Seated next to Clinton was British Prime Minister Tony Blair, who arguably did more to banish leftism from his party’s ranks than Clinton did in America. In 1995, Blair drove a stake through the heart of the “definitely socialistic” Clause IV of the Labour Party’s 1918 constitution, which endorsed “common ownership of the means of production, distribution, and exchange.” Under Prime Minister Clement Attlee, that meant the nationalization of industry—an economically stifling program that was dismantled by Margaret Thatcher. The redrafting of Clause IV was an effort to purge socialism from the Labour Party’s DNA, and it worked. At least, for a time. Today, Labour Leader Jeremy Corbyn, a proud anachronism with disturbing attachments to terrorists and anti-Semites, advocates the restoration of the old Clause IV and, with it, “public control of the railways.”

In May, Hillary Clinton was asked if her decision to label herself a “capitalist” hurt her in the surprisingly competitive 2016 Democratic presidential primaries. “Probably,” she replied. After all, she said, “41 percent of [Iowa] Democrats are socialists or self-described socialists.” But what is the party to do? Socialism is where the activism is. It’s where the small-dollar donations are, and where the most energetic campaign volunteers’ affinities lie.

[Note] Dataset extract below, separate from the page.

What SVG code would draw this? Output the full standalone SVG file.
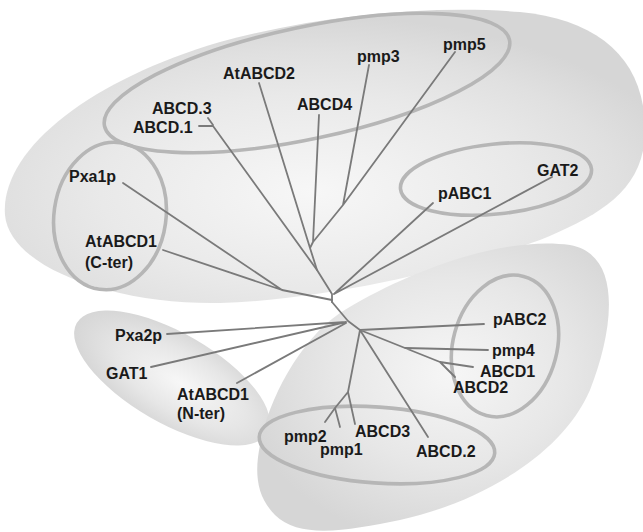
<svg xmlns="http://www.w3.org/2000/svg" width="643" height="532" viewBox="0 0 643 532">
<defs>
<radialGradient id="gA" cx="0.48" cy="0.62" r="0.6">
<stop offset="0" stop-color="#f7f7f7"/>
<stop offset="0.55" stop-color="#e9e9e9"/>
<stop offset="0.8" stop-color="#e0e0e0"/>
<stop offset="1" stop-color="#d6d6d6"/>
</radialGradient>
<radialGradient id="gB" cx="0.55" cy="0.5" r="0.55">
<stop offset="0" stop-color="#f7f7f7"/>
<stop offset="0.6" stop-color="#e6e6e6"/>
<stop offset="1" stop-color="#d6d6d6"/>
</radialGradient>
<radialGradient id="gC" cx="0.55" cy="0.45" r="0.6">
<stop offset="0" stop-color="#f6f6f6"/>
<stop offset="0.55" stop-color="#e7e7e7"/>
<stop offset="1" stop-color="#d6d6d6"/>
</radialGradient>
<style>
.t{font-family:"Liberation Sans",Arial,sans-serif;font-weight:bold;font-size:16px;fill:#1a1a1a}
.ring{fill:none;stroke:#b6b6b6;stroke-width:3.6}
.br{fill:none;stroke:#7a7a7a;stroke-width:1.8;stroke-linejoin:round;stroke-linecap:round}
</style>
</defs>
<rect width="643" height="532" fill="#ffffff"/>
<g id="blobs">
<path d="M5,215 C0,150 90,80 220,42 C320,15 430,5 520,12 C600,20 645,60 645,130 C645,190 600,215 540,240 C470,265 330,300 220,303 C120,305 10,270 5,215 Z" fill="url(#gA)"/>
<ellipse cx="172" cy="378" rx="110" ry="45" transform="rotate(30 172 378)" fill="url(#gB)"/>
<path d="M340,313 C400,275 500,235 570,245 C625,255 612,335 590,390 C560,460 470,505 400,520 C350,530 300,540 275,515 C255,495 255,470 260,445 C268,400 300,340 340,313 Z" fill="url(#gC)"/>
</g>
<g id="rings">
<ellipse class="ring" cx="307" cy="83" rx="207" ry="56" transform="rotate(-12 307 83)"/>
<ellipse class="ring" cx="110" cy="216" rx="56" ry="74" transform="rotate(8 110 216)"/>
<ellipse class="ring" cx="496" cy="179" rx="96" ry="35" transform="rotate(-6 496 179)"/>
<ellipse class="ring" cx="505" cy="346" rx="52" ry="72" transform="rotate(15 505 346)"/>
<ellipse class="ring" cx="377" cy="445" rx="118" ry="38" transform="rotate(4 377 445)"/>
</g>
<g id="connectors">
<path class="br" d="M199,126 L213,126 M208,118 L213,125 M213,126 L317,270"/>
<path class="br" d="M259,83 L310,248 M319,115 L313,242 M369,65 L343,205 M455,52 L343,205 L313,242 L310,248 L317,270 L332,294 L332,302"/>
<path class="br" d="M433,203 L334,294 M552,177 L334,294"/>
<path class="br" d="M123,183 L282,290 M163,250 L282,290 L332,300"/>
<path class="br" d="M332,302 L348,321 L360,330"/>
<path class="br" d="M167,334 L346,322 M151,367 L346,322 M237,383 L346,323"/>
<path class="br" d="M484,324 L360,330 M360,330 L440,362 L455,377 M440,362 L473,367 M405,348 L488,350"/>
<path class="br" d="M360,330 L348,392 L355,424 M348,392 L335,408 L325,422 M335,408 L340,427 M360,330 L428,437"/>
</g>
<g id="n-abcd3"><text class="t" x="152" y="114">ABCD.3</text></g>
<g id="n-abcd1b"><text class="t" x="133" y="133">ABCD.1</text></g>
<g id="n-atabcd2"><text class="t" x="223" y="79">AtABCD2</text></g>
<g id="n-abcd4"><text class="t" x="297" y="110">ABCD4</text></g>
<g id="n-pmp3"><text class="t" x="357" y="62">pmp3</text></g>
<g id="n-pmp5"><text class="t" x="443" y="50">pmp5</text></g>
<g id="n-pxa1p"><text class="t" x="69" y="182">Pxa1p</text></g>
<g id="n-atabcd1c"><text class="t" x="85" y="247">AtABCD1</text><text class="t" x="85" y="268">(C-ter)</text></g>
<g id="n-pabc1"><text class="t" x="438" y="199">pABC1</text></g>
<g id="n-gat2"><text class="t" x="537" y="176">GAT2</text></g>
<g id="n-pxa2p"><text class="t" x="115" y="341">Pxa2p</text></g>
<g id="n-gat1"><text class="t" x="106" y="379">GAT1</text></g>
<g id="n-atabcd1n"><text class="t" x="177" y="400">AtABCD1</text><text class="t" x="177" y="419">(N-ter)</text></g>
<g id="n-pabc2"><text class="t" x="493" y="325">pABC2</text></g>
<g id="n-pmp4"><text class="t" x="492" y="356">pmp4</text></g>
<g id="n-abcd1"><text class="t" x="480" y="377">ABCD1</text></g>
<g id="n-abcd2"><text class="t" x="453" y="393">ABCD2</text></g>
<g id="n-pmp2"><text class="t" x="284" y="442">pmp2</text></g>
<g id="n-pmp1"><text class="t" x="320" y="455">pmp1</text></g>
<g id="n-abcd3b"><text class="t" x="355" y="437">ABCD3</text></g>
<g id="n-abcd2b"><text class="t" x="416" y="457">ABCD.2</text></g>
</svg>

Perhaps the party’s elders think that this is no time for a lecture on the human misery, economic inefficiency, cronyism, and statist oppression that socialism begets. After all, there are elections to win. So they flatter the economically and historically illiterate in their ranks. Maybe they think they can control the monster they’re bringing back to life, but that is hubris and cowardice. The time to pump the brakes on socialism’s revival is now; before it has won a mandate at the polls. If Democrats pass on this opportunity, they will find themselves prisoners to their party’s collectivists soon enough. After all, taking captives is what socialism does best.